Life in the foster care system can be disempowering for young people whose lives have already been marked by upheaval. A project team led by NYU Silver Professor Michelle Munson is partnering with current and former foster youth to empower them through photography and the written word. Titled Photovoice for Change (P4C), the endeavor is being funded by a $25,000 grant from the Marion E. Kenworthy-Sarah H. Swift Foundation.
Dr. Munson’s collaborators on the project are Dr. Colleen Katz of Hunter College, CUNY; Children’s Village, a leading provider of services for youth in foster care; Dr. LaShawnda Kilgore, of the Children’s Defense Fund; members of the Youth Advisory Board at Court Appointed Special Advocates, New York City (CASA NYC), and the youth who will participate.
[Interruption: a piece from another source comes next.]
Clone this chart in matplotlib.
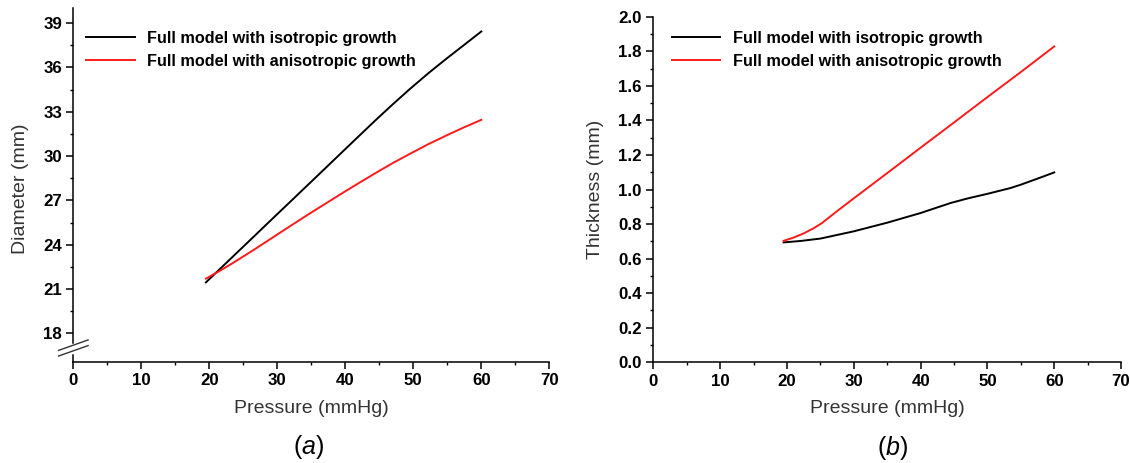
import matplotlib
matplotlib.use("Agg")
import matplotlib.pyplot as plt
from matplotlib.ticker import MultipleLocator, FixedLocator, FormatStrFormatter
import numpy as np

plt.rcParams['font.family'] = ['Liberation Sans', 'DejaVu Sans']
plt.rcParams['mathtext.fontset'] = 'custom'
plt.rcParams['mathtext.it'] = 'Liberation Sans:italic'
plt.rcParams['mathtext.rm'] = 'Liberation Sans'

# values
p_iso_a = [19.5, 21.5, 23.5, 26, 28.4, 31.5, 34.8, 37.3, 39.7, 42.2, 44.6, 47, 49.5, 52.2, 54.9, 57.5, 60]
diam_iso = [21.45, 22.33, 23.21, 24.31, 25.37, 26.73, 28.18, 29.28, 30.34, 31.44, 32.49, 33.51, 34.54, 35.6, 36.6, 37.53, 38.43]
p_aniso_a = [19.5, 21.5, 23.5, 26.5, 29.9, 32.4, 34.8, 37.3, 39.7, 42.2, 44.6, 47, 49.5, 52.2, 54.9, 57.5, 60]
diam_aniso = [21.7, 22.22, 22.77, 23.64, 24.66, 25.41, 26.12, 26.84, 27.53, 28.23, 28.89, 29.53, 30.15, 30.8, 31.4, 31.95, 32.45]

p_iso_b = [19.5, 22, 25, 30, 35, 40, 44.5, 47, 50, 53.4, 55, 57.5, 60]
thick_iso = [0.694, 0.702, 0.716, 0.758, 0.808, 0.864, 0.922, 0.948, 0.975, 1.008, 1.028, 1.063, 1.099]
p_aniso_b = [19.5, 21, 22.5, 24, 25.2, 27.5, 30, 35, 40, 45, 50, 55, 60]
thick_aniso = [0.703, 0.722, 0.746, 0.776, 0.805, 0.875, 0.949, 1.095, 1.242, 1.388, 1.535, 1.68, 1.828]

labels = ["Full model with isotropic growth", "Full model with anisotropic growth"]
colors = ["black", "#ff1a1a"]

fig = plt.figure(figsize=(11.3, 4.63), dpi=100)
ax1 = fig.add_axes([0.0649, 0.2188, 0.4212, 0.7633])
ax2 = fig.add_axes([0.5782, 0.2175, 0.4139, 0.7464])

lw = 1.4
ax1.plot(p_iso_a, diam_iso, color=colors[0], lw=lw, label=labels[0])
ax1.plot(p_aniso_a, diam_aniso, color=colors[1], lw=lw, label=labels[1])
ax2.plot(p_iso_b, thick_iso, color=colors[0], lw=lw, label=labels[0])
ax2.plot(p_aniso_b, thick_aniso, color=colors[1], lw=lw, label=labels[1])

for ax in (ax1, ax2):
    ax.spines['top'].set_visible(False)
    ax.spines['right'].set_visible(False)
    for s in ('left', 'bottom'):
        ax.spines[s].set_linewidth(1.1)
    ax.set_xlim(0, 70)
    ax.xaxis.set_major_locator(MultipleLocator(10))
    ax.xaxis.set_minor_locator(MultipleLocator(5))
    ax.tick_params(which='major', direction='out', length=4.7, width=1.1,
                   labelsize=12.2, pad=3.5)
    ax.tick_params(which='minor', direction='out', length=2.5, width=1.0)
    ax.set_xlabel("Pressure (mmHg)", fontsize=14, color='#333333')
    ax.xaxis.set_label_coords(0.5, -0.108)

# left panel, y axis broken below 18
ax1.set_ylim(16.08, 40.0)
ax1.yaxis.set_major_locator(FixedLocator(np.arange(18, 40, 3)))
ax1.yaxis.set_minor_locator(FixedLocator(np.arange(19.5, 40, 3)))
ax1.spines['left'].set_bounds(17.35, 40.0)
ax1.plot([0, 0], [0, 0.019], transform=ax1.transAxes, color='black',
         lw=1.1, clip_on=False)
for off in (0.008, -0.008):
    ax1.plot([-0.031, 0.031], [0.0240 + off, 0.0536 + off],
             transform=ax1.transAxes, color='#333333', lw=1.0, clip_on=False)
ax1.set_ylabel("Diameter (mm)", fontsize=14, color='#333333')
ax1.yaxis.set_label_coords(-0.094, 0.49)

# right panel
ax2.set_ylim(0, 2.0)
ax2.yaxis.set_major_locator(MultipleLocator(0.2))
ax2.yaxis.set_minor_locator(MultipleLocator(0.1))
ax2.yaxis.set_major_formatter(FormatStrFormatter('%.1f'))
ax2.set_ylabel("Thickness (mm)", fontsize=14, color='#333333')
ax2.yaxis.set_label_coords(-0.105, 0.5)

for ax in (ax1, ax2):
    for t in ax.get_xticklabels() + ax.get_yticklabels():
        t.set_fontweight('bold')

leg_kw = dict(loc='upper left', frameon=False, borderpad=0, borderaxespad=0,
              handlelength=3.0, handletextpad=0.75, labelspacing=0.49,
              prop={'weight': 'bold', 'size': 11.7})
ax1.legend(bbox_to_anchor=(0.027, 0.937), **leg_kw)
ax2.legend(bbox_to_anchor=(0.039, 0.960), **leg_kw)

fig.text(309 / 1130, 1 - 447 / 463, r"($\mathit{a}$)", fontsize=18,
         ha='center', va='center')
fig.text(893 / 1130, 1 - 448 / 463, r"($\mathit{b}$)", fontsize=18,
         ha='center', va='center')

fig.savefig("out.png", dpi=100)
The Project Director is NYU Silver PhD Student Moiyattu Banya.
Foster Youth as Full Partners
Photovoice is a community-based method in which participants express themselves through photographs and text capturing aspects of their lives and environments, a process that has been found to empower youth while reducing their mental distress and improving their overall well-being. “The idea of Photovoice is to center the voices of the communities that you're working with,” said Ms. Banya. “It allows youth to document their own lived experiences; they have the agency to tell their stories from their own perspective. In this case, we’re literally putting cameras in the hands of young people who have been through the foster care system to tell us the places and spaces that are most important to them and that have shaped their lives in some way.”
The P4C project will enroll 20 youth who have been in foster care. They will engage in Photovoice, documenting up to five places and spaces that have impacted their lives while in care. The theme of the project, “The Places and Spaces that Have Impacted Your Journey,” emerged from a focus group with CASA-NYC Youth Advisory Board members, who themselves have all aged out of foster care in New York City.
“There are few studies that include the voices and perspectives of youth and fewer still that involve youth as full partners,” said Dr. Munson. “In this project, we’re using a Youth Participatory Action Research technique to redirect the field toward advancing practice approaches that reflect youth priorities and feature the images, voices and perspectives of these youth, amplifying their lived experiences.”
Leveraging Photo Themes to Inform Policy Change
After they have taken their photographs, P4C participants will attend small group sessions to present and discuss them with the project team and other youth, in the process evolving preliminary themes of important aspects of places which have impacted their lives. In addition, the project team will conduct semi-structured interviews with some of the participants, asking them to discuss their photographs, share how they experienced the P4C process, and describe the extent to which the project itself had an impact on their empowerment, social support, identity, mental health and overall well-being.
The youth participants will also be invited to collaborate with the project team on the analyses, publications and presentations of the findings, and to provide feedback on the refinement of program materials. The project will culminate with a gallery showing of the P4C photovoice images co-curated by the project team and the adolescent photographers, and a meeting to discuss how results can lead to improvements in the child welfare system.
“We are at an inflection point in child welfare services in the United States where many are calling for systems change,” said Dr. Munson. “This project is uniquely situated to improve mental health and empowerment, while informing systems change – with adolescents involved with child welfare leading the way.”